Germany agrees to remove Nazi symbols from Madrid cemetery
Capital city’s Popular Party rulers had argued there was no need to disturb Condor Legion dead
The municipal government of the then Madrid mayor, and now justice minister in the Popular Party (PP) government, Alberto Ruiz-Gallardón, once made a vehement defense of several symbols of the Franco and Hitler regimes that were still on display in Madrid's Almudena cemetery, arguing that "the dead should be left in peace."
When the Madrid Socialist Party (PSM) requested the removal of these symbols "of totalitarian rule, and division between Spaniards," the PP told them they should "learn from the Germans the lesson of national reconciliation." But in the end it was the German government, also at the request of the Madrid Socialists, that some weeks ago removed the plaque in honor of the German aviators of the Condor Legion who died fighting in Spain's Civil War.

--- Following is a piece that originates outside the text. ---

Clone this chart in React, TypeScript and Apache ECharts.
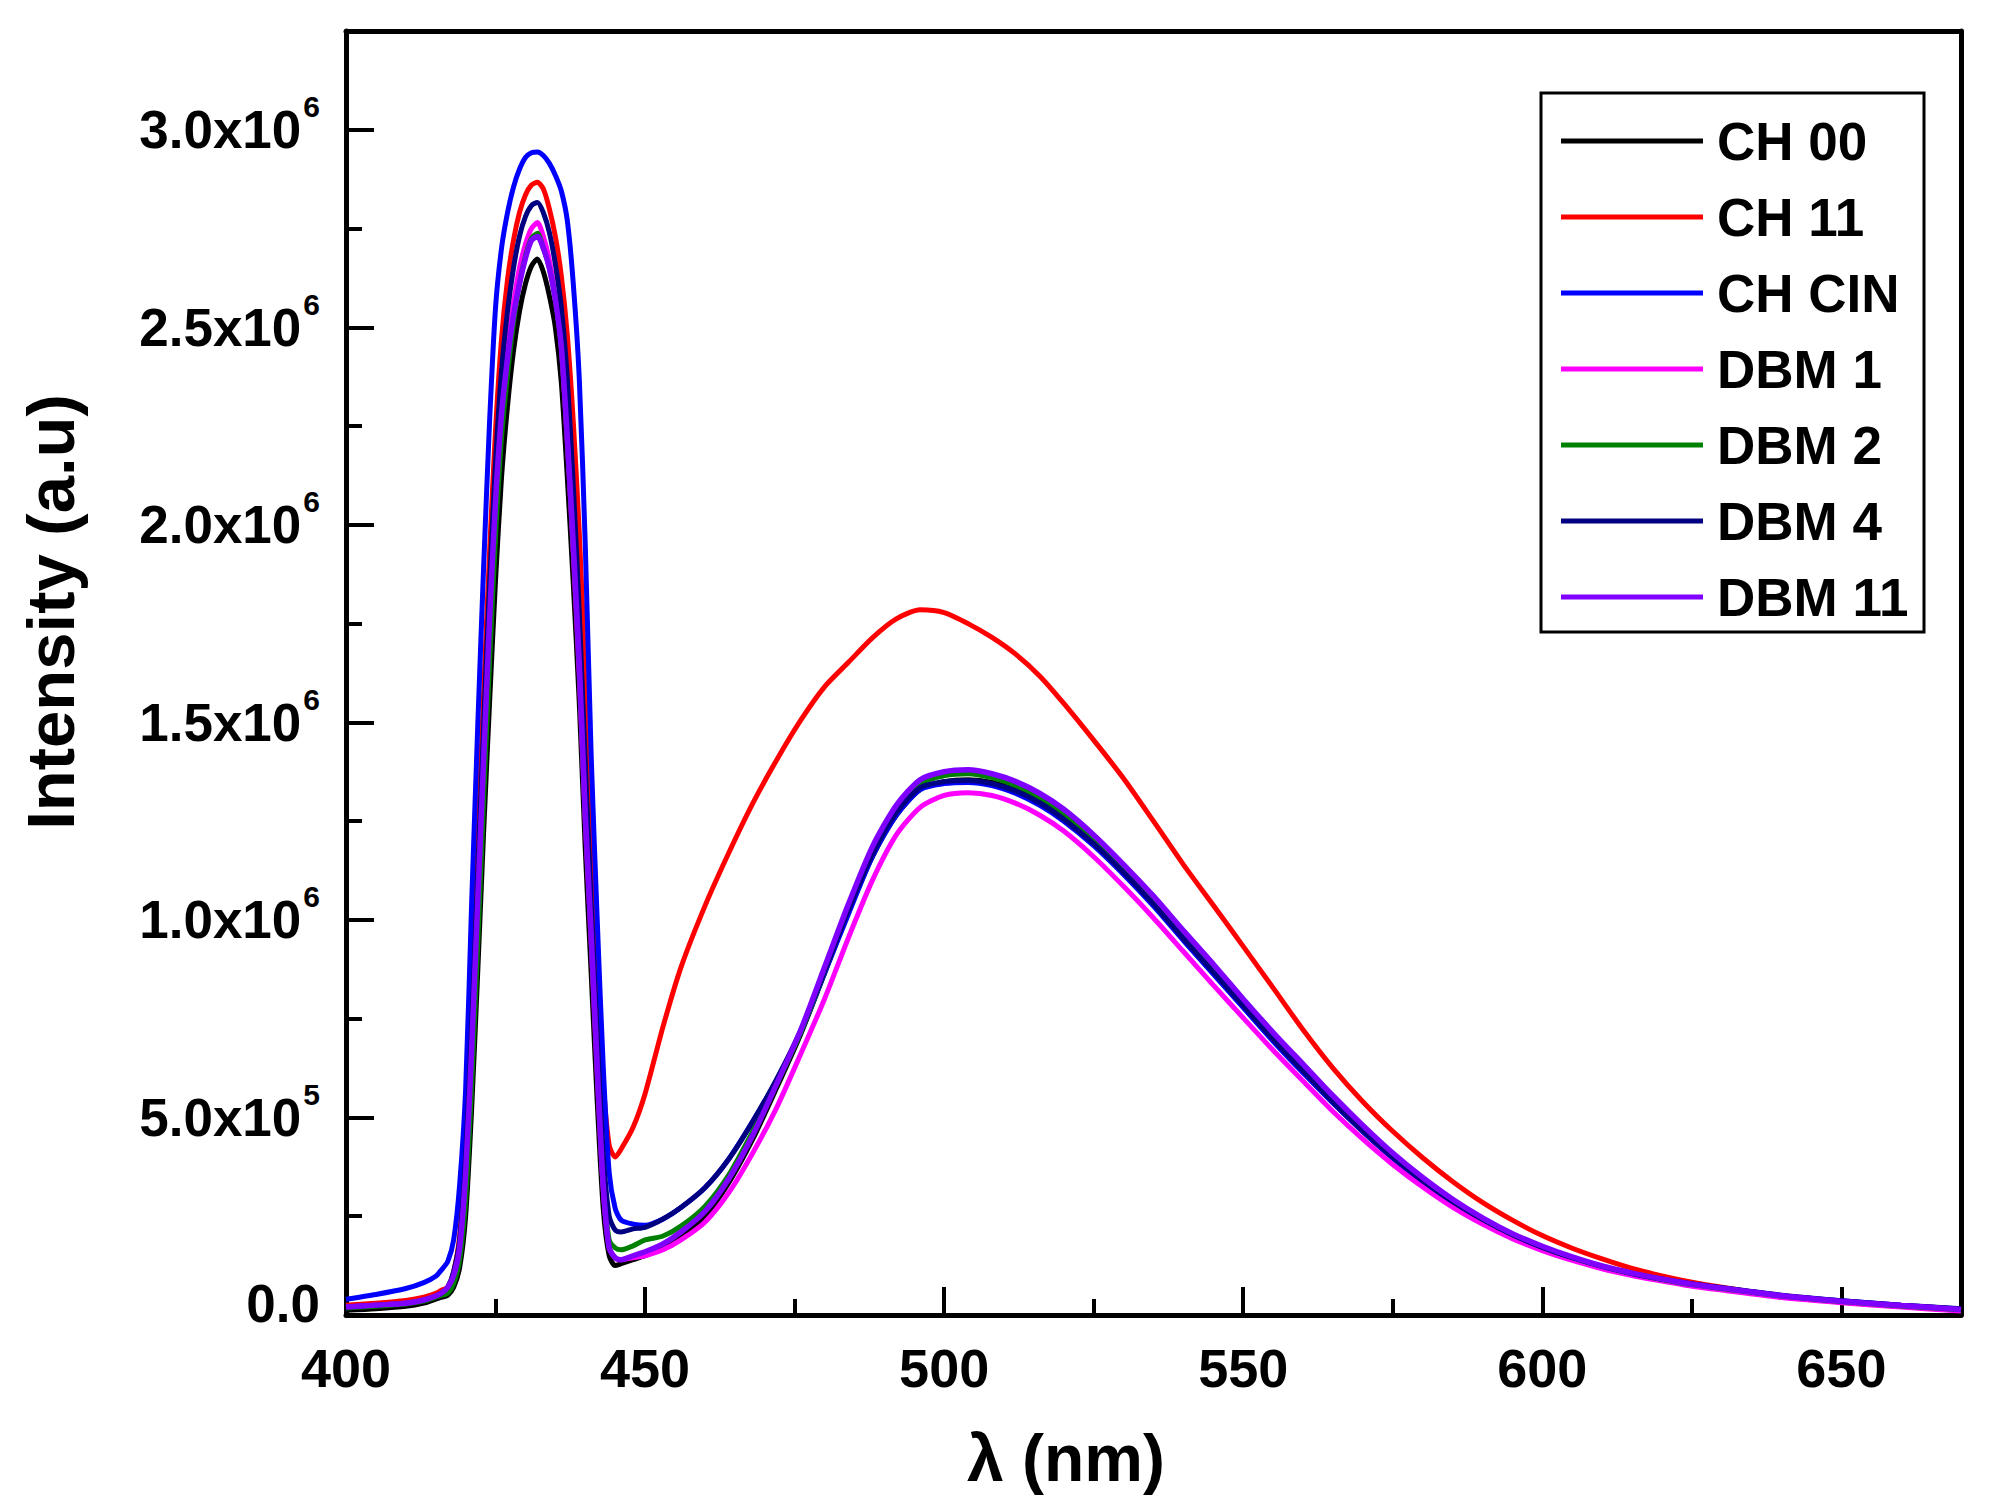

"It is unacceptable to have a plaque on public view asserting that God needs someone to kill others in his defense," said the then Socialist spokesman, Francisco López, two years ago in reference to the tombstone that reads "to the fallen for God, for Spain and for the Falange in the Montaña Barracks." The spokesman for the United Left in Madrid at the time, Alfredo Almendro, added that "year after year, monuments of this sort are the scenes of extremist and racist gatherings and songs."
For the PP, Miguel Fernández noted that the Montaña Barracks plaque referred to "an armed event that occurred in our city in the first moments of the Civil War," in which "many simple conscripts also died," telling the Socialists to "let the dead rest in peace, and let those who remember them do so in the way they see fit." A few months earlier, about a hundred people had performed a fascist tribute in front of these symbols, arms raised in the fascist salute and singing the fascist anthem Cara al Sol.
As for the monument to the fallen of the Blue Division (the force that Franco sent to fight in Russia, under German orders) Fernández said that "there is room for debate about the advisability of Spanish participation in World War II, but we must not forget that the 46,000 men of the Division went to the worst of all fronts not to fight against democracy, but against the worst dictatorship humanity has known," in reference to the Soviet regime.
Lastly, concerning the Condor Legion plaque, Fernández said that "total repudiation of National Socialism" can "coexist with respect for the dead." The PSM had requested him to consider its withdrawal, "particularly in view of the fact that [a former Socialist mayor] Enrique Tierno Galván, who stood for tolerance, is buried a few meters away."
The PP, with a clear majority, overturned the proposal. So the PSM took the issue to the German Embassy. The German government agreed, and last month the Condor Legion plaque was removed. The Montaña Barracks and Blue Division plaques remain; but, as Jorge Lozano of the PSM puts it: "We will just have to keep trying. Look how long it took to have Franco's equestrian statue removed from Nuevos Ministerios. This is going to take a long time."